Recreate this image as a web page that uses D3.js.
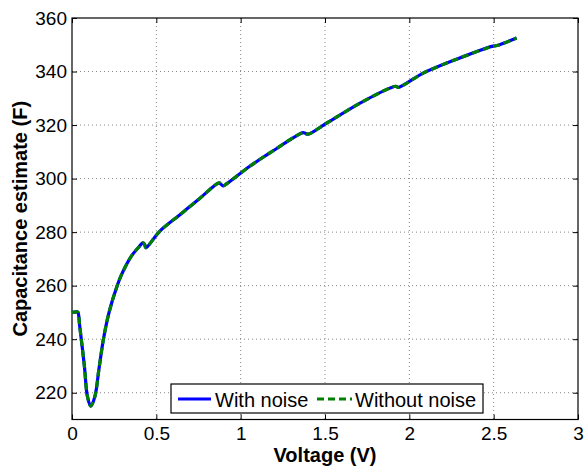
<!DOCTYPE html>
<html>
<head>
<meta charset="utf-8">
<script src="https://cdn.jsdelivr.net/npm/d3@7"></script>
<style>
  html, body { margin: 0; padding: 0; background: #fff; }
  svg { display: block; font-family: "Liberation Sans", Arial, Helvetica, sans-serif; }
</style>
</head>
<body>
<div id="chart"></div>
<script>
// ---- data ----
const voltage = [0, 0.03, 0.0356, 0.0457, 0.0735, 0.0913, 0.111, 0.136, 0.16, 0.185, 0.21, 0.235, 0.26, 0.293, 0.352, 0.39, 0.421, 0.43, 0.437, 0.45, 0.52, 0.64, 0.757, 0.872, 0.882, 0.896, 0.92, 1.054, 1.173, 1.37, 1.38, 1.40, 1.509, 1.708, 1.884, 1.92, 1.935, 2.082, 2.28, 2.49, 2.50, 2.52, 2.636];
const withNoise = [250, 250.2, 250, 244.9, 229.9, 218.7, 215, 218.7, 229, 239.5, 247.5, 253.5, 258.5, 264, 271, 274, 276, 275.5, 274.2, 274.8, 280.3, 286.5, 292.6, 298.4, 298, 297.3, 298.2, 304.6, 309.6, 317.2, 317, 316.6, 320.7, 328.2, 333.8, 334.5, 334.1, 339.4, 344.6, 349.4, 349.5, 349.7, 352.5];
const withoutNoise = withNoise.slice();
const xTicks = [0, 0.5, 1, 1.5, 2, 2.5, 3];
const xTickLabels = ["0", "0.5", "1", "1.5", "2", "2.5", "3"];
const yTicks = [220, 240, 260, 280, 300, 320, 340, 360];
const seriesNames = ["With noise", "Without noise"];
const seriesColors = ["#0000ff", "#008000"];

// ---- layout ----
const W = 586, H = 468;
const m = { left: 72, right: 8, top: 18, bottom: 48.5 };
const iw = W - m.left - m.right, ih = H - m.top - m.bottom;
const FONT = "Liberation Sans, Arial, Helvetica, sans-serif";

const svg = d3.select("#chart").append("svg").attr("width", W).attr("height", H);
const g = svg.append("g").attr("transform", `translate(${m.left},${m.top})`);

const x = d3.scaleLinear().domain([0, 3]).range([0, iw]);
const y = d3.scaleLinear().domain([210, 360]).range([ih, 0]);

// grid
g.append("g").selectAll("line").data(xTicks.filter(d => d > 0 && d < 3)).join("line")
  .attr("x1", d => x(d)).attr("x2", d => x(d)).attr("y1", 0).attr("y2", ih)
  .attr("stroke", "#888").attr("stroke-width", 1).attr("stroke-dasharray", "1,3");
g.append("g").selectAll("line").data(yTicks.filter(d => d < 360)).join("line")
  .attr("x1", 0).attr("x2", iw).attr("y1", d => y(d)).attr("y2", d => y(d))
  .attr("stroke", "#888").attr("stroke-width", 1).attr("stroke-dasharray", "1,3");

// axes (ticks inward)
const xAxis = d3.axisBottom(x).tickValues(xTicks).tickFormat((d, i) => xTickLabels[i]).tickSizeInner(-5).tickSizeOuter(0).tickPadding(7);
const yAxis = d3.axisLeft(y).tickValues(yTicks).tickSizeInner(-5).tickSizeOuter(0).tickPadding(5);
const gx = g.append("g").attr("transform", `translate(0,${ih})`).call(xAxis);
const gy = g.append("g").call(yAxis);
const gxTop = g.append("g").call(d3.axisTop(x).tickValues(xTicks).tickSizeInner(-5).tickSizeOuter(0).tickFormat(""));
const gyRight = g.append("g").attr("transform", `translate(${iw},0)`).call(d3.axisRight(y).tickValues(yTicks).tickSizeInner(-5).tickSizeOuter(0).tickFormat(""));
[gx, gy, gxTop, gyRight].forEach(a => {
  a.select(".domain").remove();
  a.selectAll(".tick line").attr("stroke", "#000");
  a.selectAll("text").attr("font-size", 19).attr("fill", "#000").attr("font-family", FONT);
});

// box
g.append("rect").attr("x", 0).attr("y", 0).attr("width", iw).attr("height", ih)
  .attr("fill", "none").attr("stroke", "#000").attr("stroke-width", 1.2);

// lines
const lineGen = vals => d3.line().x((d, i) => x(voltage[i])).y(d => y(d)).curve(d3.curveCatmullRom.alpha(0.5))(vals);
g.append("path").attr("d", lineGen(withNoise)).attr("fill", "none")
  .attr("stroke", seriesColors[0]).attr("stroke-width", 3.2).attr("stroke-linejoin", "round");
g.append("path").attr("d", lineGen(withoutNoise)).attr("fill", "none")
  .attr("stroke", seriesColors[1]).attr("stroke-width", 3.2).attr("stroke-dasharray", "7,4");

// legend
const lg = svg.append("g").attr("transform", "translate(171,384)").attr("font-family", FONT);
lg.append("rect").attr("x", 0).attr("y", 0).attr("width", 312).attr("height", 29)
  .attr("fill", "#fff").attr("stroke", "#000").attr("stroke-width", 1.2);
lg.append("line").attr("x1", 7).attr("x2", 40).attr("y1", 15).attr("y2", 15)
  .attr("stroke", seriesColors[0]).attr("stroke-width", 3);
lg.append("text").attr("x", 44).attr("y", 22.5).attr("font-size", 20).text(seriesNames[0]);
lg.append("line").attr("x1", 146).attr("x2", 181).attr("y1", 15).attr("y2", 15)
  .attr("stroke", seriesColors[1]).attr("stroke-width", 3).attr("stroke-dasharray", "7,4");
lg.append("text").attr("x", 184).attr("y", 22.5).attr("font-size", 20).text(seriesNames[1]);

// axis titles
svg.append("text").attr("x", m.left + iw / 2).attr("y", 462).attr("text-anchor", "middle")
  .attr("font-family", FONT).attr("font-size", 20).attr("font-weight", "bold").text("Voltage (V)");
svg.append("text").attr("transform", `translate(27,${m.top + ih / 2}) rotate(-90)`).attr("text-anchor", "middle")
  .attr("font-family", FONT).attr("font-size", 20).attr("font-weight", "bold").text("Capacitance estimate (F)");
</script>
</body>
</html>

::::::::::

The data above needs to be retyped exactly, with the images left out.

Recreate this image as a web page that uses D3.js.
<!DOCTYPE html>
<html>
<head>
<meta charset="utf-8">
<script src="https://cdn.jsdelivr.net/npm/d3@7"></script>
<style>
  html, body { margin: 0; padding: 0; background: #fff; }
  svg { display: block; font-family: "Liberation Sans", Arial, Helvetica, sans-serif; }
</style>
</head>
<body>
<div id="chart"></div>
<script>
// ---- data ----
const voltage = [0, 0.03, 0.0356, 0.0457, 0.0735, 0.0913, 0.111, 0.136, 0.16, 0.185, 0.21, 0.235, 0.26, 0.293, 0.352, 0.39, 0.421, 0.43, 0.437, 0.45, 0.52, 0.64, 0.757, 0.872, 0.882, 0.896, 0.92, 1.054, 1.173, 1.37, 1.38, 1.40, 1.509, 1.708, 1.884, 1.92, 1.935, 2.082, 2.28, 2.49, 2.50, 2.52, 2.636];
const withNoise = [250, 250.2, 250, 244.9, 229.9, 218.7, 215, 218.7, 229, 239.5, 247.5, 253.5, 258.5, 264, 271, 274, 276, 275.5, 274.2, 274.8, 280.3, 286.5, 292.6, 298.4, 298, 297.3, 298.2, 304.6, 309.6, 317.2, 317, 316.6, 320.7, 328.2, 333.8, 334.5, 334.1, 339.4, 344.6, 349.4, 349.5, 349.7, 352.5];
const withoutNoise = withNoise.slice();
const xTicks = [0, 0.5, 1, 1.5, 2, 2.5, 3];
const xTickLabels = ["0", "0.5", "1", "1.5", "2", "2.5", "3"];
const yTicks = [220, 240, 260, 280, 300, 320, 340, 360];
const seriesNames = ["With noise", "Without noise"];
const seriesColors = ["#0000ff", "#008000"];

// ---- layout ----
const W = 586, H = 468;
const m = { left: 72, right: 8, top: 18, bottom: 48.5 };
const iw = W - m.left - m.right, ih = H - m.top - m.bottom;
const FONT = "Liberation Sans, Arial, Helvetica, sans-serif";

const svg = d3.select("#chart").append("svg").attr("width", W).attr("height", H);
const g = svg.append("g").attr("transform", `translate(${m.left},${m.top})`);

const x = d3.scaleLinear().domain([0, 3]).range([0, iw]);
const y = d3.scaleLinear().domain([210, 360]).range([ih, 0]);

// grid
g.append("g").selectAll("line").data(xTicks.filter(d => d > 0 && d < 3)).join("line")
  .attr("x1", d => x(d)).attr("x2", d => x(d)).attr("y1", 0).attr("y2", ih)
  .attr("stroke", "#888").attr("stroke-width", 1).attr("stroke-dasharray", "1,3");
g.append("g").selectAll("line").data(yTicks.filter(d => d < 360)).join("line")
  .attr("x1", 0).attr("x2", iw).attr("y1", d => y(d)).attr("y2", d => y(d))
  .attr("stroke", "#888").attr("stroke-width", 1).attr("stroke-dasharray", "1,3");

// axes (ticks inward)
const xAxis = d3.axisBottom(x).tickValues(xTicks).tickFormat((d, i) => xTickLabels[i]).tickSizeInner(-5).tickSizeOuter(0).tickPadding(7);
const yAxis = d3.axisLeft(y).tickValues(yTicks).tickSizeInner(-5).tickSizeOuter(0).tickPadding(5);
const gx = g.append("g").attr("transform", `translate(0,${ih})`).call(xAxis);
const gy = g.append("g").call(yAxis);
const gxTop = g.append("g").call(d3.axisTop(x).tickValues(xTicks).tickSizeInner(-5).tickSizeOuter(0).tickFormat(""));
const gyRight = g.append("g").attr("transform", `translate(${iw},0)`).call(d3.axisRight(y).tickValues(yTicks).tickSizeInner(-5).tickSizeOuter(0).tickFormat(""));
[gx, gy, gxTop, gyRight].forEach(a => {
  a.select(".domain").remove();
  a.selectAll(".tick line").attr("stroke", "#000");
  a.selectAll("text").attr("font-size", 19).attr("fill", "#000").attr("font-family", FONT);
});

// box
g.append("rect").attr("x", 0).attr("y", 0).attr("width", iw).attr("height", ih)
  .attr("fill", "none").attr("stroke", "#000").attr("stroke-width", 1.2);

// lines
const lineGen = vals => d3.line().x((d, i) => x(voltage[i])).y(d => y(d)).curve(d3.curveCatmullRom.alpha(0.5))(vals);
g.append("path").attr("d", lineGen(withNoise)).attr("fill", "none")
  .attr("stroke", seriesColors[0]).attr("stroke-width", 3.2).attr("stroke-linejoin", "round");
g.append("path").attr("d", lineGen(withoutNoise)).attr("fill", "none")
  .attr("stroke", seriesColors[1]).attr("stroke-width", 3.2).attr("stroke-dasharray", "7,4");

// legend
const lg = svg.append("g").attr("transform", "translate(171,384)").attr("font-family", FONT);
lg.append("rect").attr("x", 0).attr("y", 0).attr("width", 312).attr("height", 29)
  .attr("fill", "#fff").attr("stroke", "#000").attr("stroke-width", 1.2);
lg.append("line").attr("x1", 7).attr("x2", 40).attr("y1", 15).attr("y2", 15)
  .attr("stroke", seriesColors[0]).attr("stroke-width", 3);
lg.append("text").attr("x", 44).attr("y", 22.5).attr("font-size", 20).text(seriesNames[0]);
lg.append("line").attr("x1", 146).attr("x2", 181).attr("y1", 15).attr("y2", 15)
  .attr("stroke", seriesColors[1]).attr("stroke-width", 3).attr("stroke-dasharray", "7,4");
lg.append("text").attr("x", 184).attr("y", 22.5).attr("font-size", 20).text(seriesNames[1]);

// axis titles
svg.append("text").attr("x", m.left + iw / 2).attr("y", 462).attr("text-anchor", "middle")
  .attr("font-family", FONT).attr("font-size", 20).attr("font-weight", "bold").text("Voltage (V)");
svg.append("text").attr("transform", `translate(27,${m.top + ih / 2}) rotate(-90)`).attr("text-anchor", "middle")
  .attr("font-family", FONT).attr("font-size", 20).attr("font-weight", "bold").text("Capacitance estimate (F)");
</script>
</body>
</html>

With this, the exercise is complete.